Guys this will make Nearmap obsolete
Chinese company said it created a photo with such a high resolution that you can zoom from thousands of meters away to see people's facial expressions
Christian EdwardsDec 21, 2018, 6:12 PMBigpixelA view of Shanghai via BigPixel’s high-resolution image.
- You might call this the pinnacle of high-resolution images.
- The image, the brainchild of a company called Jingkun Technology, or BigPixel, was taken from atop the Oriental Pearl Tower in Shanghai, China.
- The company said the photo’s resolution is a mind-blowing 195 gigapixels.
- The resolution of digital cameras and smartphones is often measured in megapixels, or 1 million pixels – so a 12-megapixel camera, for example, can produce images with 12 million total pixels. But in this case we’re talking about gigapixels, or 1 billion pixels.
- Click the link below to try the zoom feature yourself.
Here’s the brief story of an obscenely large picture.
It’s the brainchild of a company called Jingkun Technology, or BigPixel, taken from atop the Oriental Pearl Tower in Shanghai, China.
What it is not, contrary to chatter on social media this week, is some evil new Chinese satellite “quantum technology.”

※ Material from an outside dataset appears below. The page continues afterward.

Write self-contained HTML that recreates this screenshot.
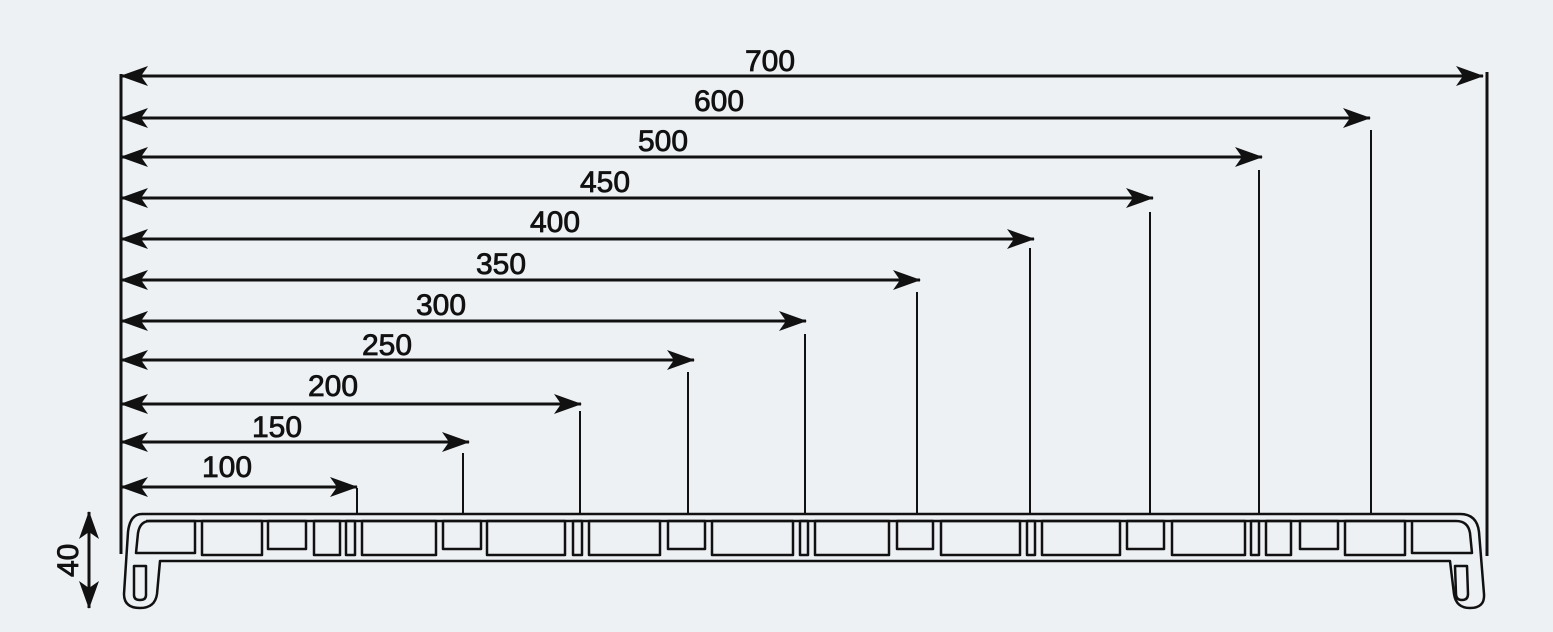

It’s just a very, very big picture, and according to the company, more than 8 million people have explored it.
The company said the photo’s resolution is a mind-blowing 195 gigapixels.
The resolution of digital cameras and smartphones is often measured in megapixels, or 1 million pixels – a 12-megapixel camera, for example, can produce images with 12 million total pixels. But in this case we’re talking about gigapixels, or 1 billion pixels.
BigPixel reckons its photos are more than 2,000 times as precise as those captured by an ordinary camera, and that its 360-degree snapshot of a sunny Shanghai day is the world’s third-biggest photo and Asia’s largest.
The company says it’s a collection of images taken over a few months and integrated using image-stitching technology.
BigPixel says this is its first panorama with hundreds of billions of pixels. The result is an unearthly, uncanny, unsettling ability to zoom in so close to the oblivious person on the street that you can literally see their facial expression – making the technology’s potential for covert surveillance quite obvious.